Alexander Lukashenko, who chairs the organisation at present, has a package of documents which he hopes to see adopted on December 20th in Moscow, making the CSTO a capable and mobile military-political block

By Igor Slavinsky

During the year of Minsk presiding over the Collective Security Treaty Organisation (CSTO), General Secretary Nikolai Bordyuzha visited Minsk for the ninth time, showing that serious reform is on the cards. There is no alternative, as economic integration is hardly possible without a reliable military-political screen — as world practise shows. The European Union and NATO work closely while, within the post-Soviet space, the Single Economic Space is due to launch very soon. The idea of a Eurasian Union is in the air but working mechanisms for security provision are needed.

On meeting Mr. Lukashenko in Minsk, Mr.
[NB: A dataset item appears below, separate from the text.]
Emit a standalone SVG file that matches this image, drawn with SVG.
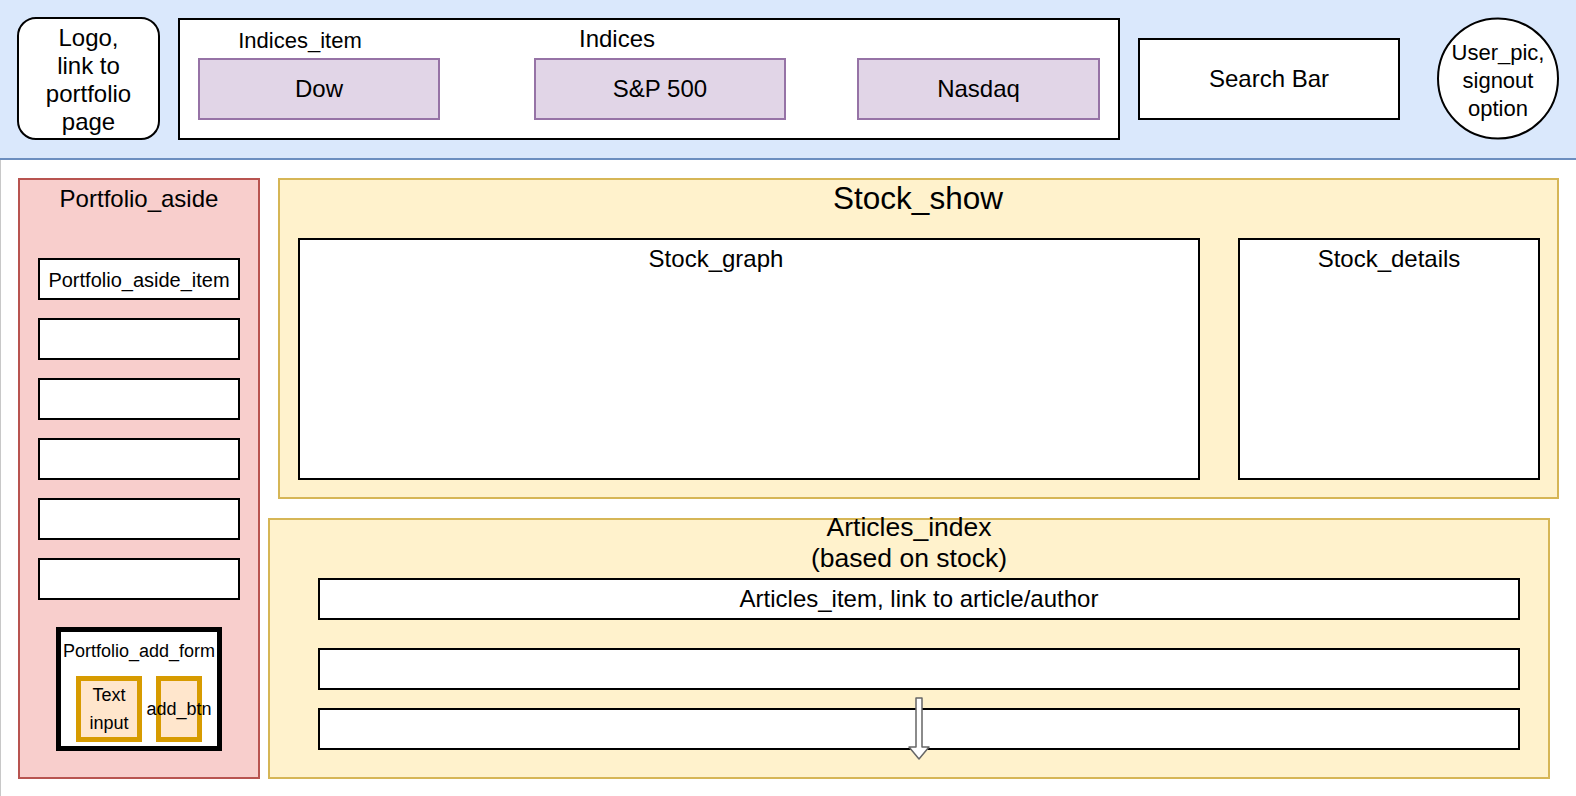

Bordyuzha noted how resultful the past year has been for the organisation, expressing his admiration for Belarus’ chairmanship. In fairness, recent events have inspired the Eurasian alliance to act. Bloody events in Kyrgyzstan, towards which the allies remained almost indifferent, brought issues to a head, as the charter documents envisage responsibility for incidents of this kind.

The young military-political block needs to enhance its efficiency, while increasing its authority within the international arena. To achieve this, Belarus is proposing to join the UN’s peace keeping forces. All legal aspects have been settled and talks with Ban Ki-moon have been conducted. The global organisation is keen to receive this support, as CSTO member states boast quite strong ‘muscles’. CSTO foreign ministers recently met at a session of the Ministerial Council of the Organisation for Security and Co-operation in Europe (OSCE) in Vilnius — sharing almost the same views.